G20が誕生したのは、肥大化しすぎた国連に代わって、小回りの利く少数の実力のある国々のグループが国際問題を実際的に解決していくという考えからでした。しかし各国の利害調整は難しく、2009年をピークに実効性が衰えていました。今回の議長国インドも自国の地政学的な利害ばかりを考えており、世界全体の問題解決に取り組む姿勢は見られず、共同宣言も中身のないものになったとゴーシュは指摘します。
しかも、今回は中国とロシアの首脳が出席していません。プーチンの欠席は国際刑事裁判所の逮捕状が出ているからでしょうが、習近平はBRICSはじめ他の国際会議には出席しているのですから、欠席はG20サミットは時間の無駄と表明したに等しいものです。
こんな状況ですから、気候変動という今世界が直面する一番緊急な問題に対してなにも有効策が打ち出せていません。とりわけ必要なのは世界80か国もが苦しんでいる債務危機の解消とタックスヘイブンの抑制ですが、それはスルーされてしまいました。アフリカ大陸が初めて高級メンバーに加わったのはよかったのですが、肝心のその組織自体はもはや何の成果もあげていないのです。

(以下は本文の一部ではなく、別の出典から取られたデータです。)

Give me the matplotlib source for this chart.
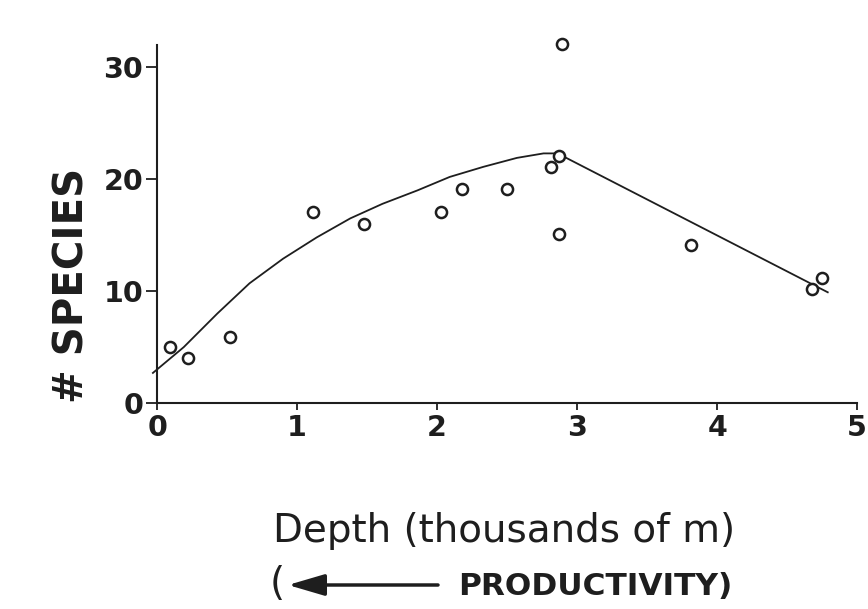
import matplotlib.pyplot as plt

plt.rcParams['font.family'] = ['DejaVu Sans']

# observed species counts vs depth (thousands of m)
depth = [0.09, 0.22, 0.52, 1.11, 1.48, 2.03, 2.18, 2.50, 2.81, 2.87, 2.87, 2.89, 3.81, 4.68, 4.75]
species = [5.0, 4.0, 5.9, 17.1, 16.0, 17.1, 19.1, 19.1, 21.1, 22.1, 15.1, 32.1, 14.1, 10.2, 11.2]

# fitted curve
fit_x = [-0.03, 0.19, 0.43, 0.66, 0.90, 1.14, 1.38, 1.61, 1.86, 2.09, 2.33, 2.57, 2.76, 2.86, 4.79]
fit_y = [2.7, 5.0, 8.0, 10.7, 12.9, 14.8, 16.5, 17.8, 19.0, 20.2, 21.1, 21.9, 22.3, 22.3, 9.9]

x_ticks = [0, 1, 2, 3, 4, 5]
y_ticks = [0, 10, 20, 30]

ink = '#1e1e1e'

fig = plt.figure(figsize=(8.68, 6.09), dpi=100)
ax = fig.add_axes([0.181, 0.338, 0.8065, 0.5885])

ax.plot(fit_x, fit_y, color=ink, lw=1.3, clip_on=False)
ax.plot(depth, species, 'o', mfc='white', mec=ink, ms=8, mew=1.8, clip_on=False, zorder=3)

ax.set_xlim(0, 5)
ax.set_ylim(0, 32)
ax.set_xticks(x_ticks)
ax.set_yticks(y_ticks)
ax.spines['top'].set_visible(False)
ax.spines['right'].set_visible(False)
for s in ('left', 'bottom'):
    ax.spines[s].set_linewidth(1.5)
    ax.spines[s].set_color(ink)
ax.tick_params(axis='y', length=8, width=1.3, color=ink, pad=2)
ax.tick_params(axis='x', length=5, width=1.3, color=ink, pad=3)
for lab in ax.get_xticklabels() + ax.get_yticklabels():
    lab.set_fontsize(20.5)
    lab.set_fontweight('bold')
    lab.set_color(ink)

# y label, placed lower than the axes centre as in the original
fig.text(73 / 868, 1 - 285 / 609, '# SPECIES', fontsize=29, fontweight='bold', color=ink,
         rotation=90, ha='center', va='center')

fig.text(504 / 868, 1 - 542 / 609, 'Depth (thousands of m)', fontsize=28, color=ink,
         ha='center', va='baseline')
fig.text(270 / 868, 1 - 595 / 609, '(', fontsize=28, color=ink, ha='left', va='baseline')
fig.text(458 / 868, 1 - 595 / 609, 'PRODUCTIVITY)', fontsize=22.5, fontweight='bold',
         color=ink, ha='left', va='baseline')
ax.annotate('', xy=(288, 24), xytext=(438, 24), xycoords='figure pixels',
            textcoords='figure pixels',
            arrowprops=dict(arrowstyle='-|>,head_length=1.6,head_width=0.47',
                            mutation_scale=14, lw=2.5, color=ink, shrinkA=0, shrinkB=0))

fig.savefig('out.png', dpi=100, facecolor='white')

G20凋落の一方でBRICS+は勢いを増しており、時代は国際関係の大再編に突き進んでいます。米国主導の一極支配は終わりを迎えるのでしょうが、対抗軸の姿はまだおぼろげです。中国がその中心となるのかどうかもわかりません。二極化というより、多極化に向かうのかもしれません。いずれにせよ、近代史上の大変動期であるのは間違いなさそうです。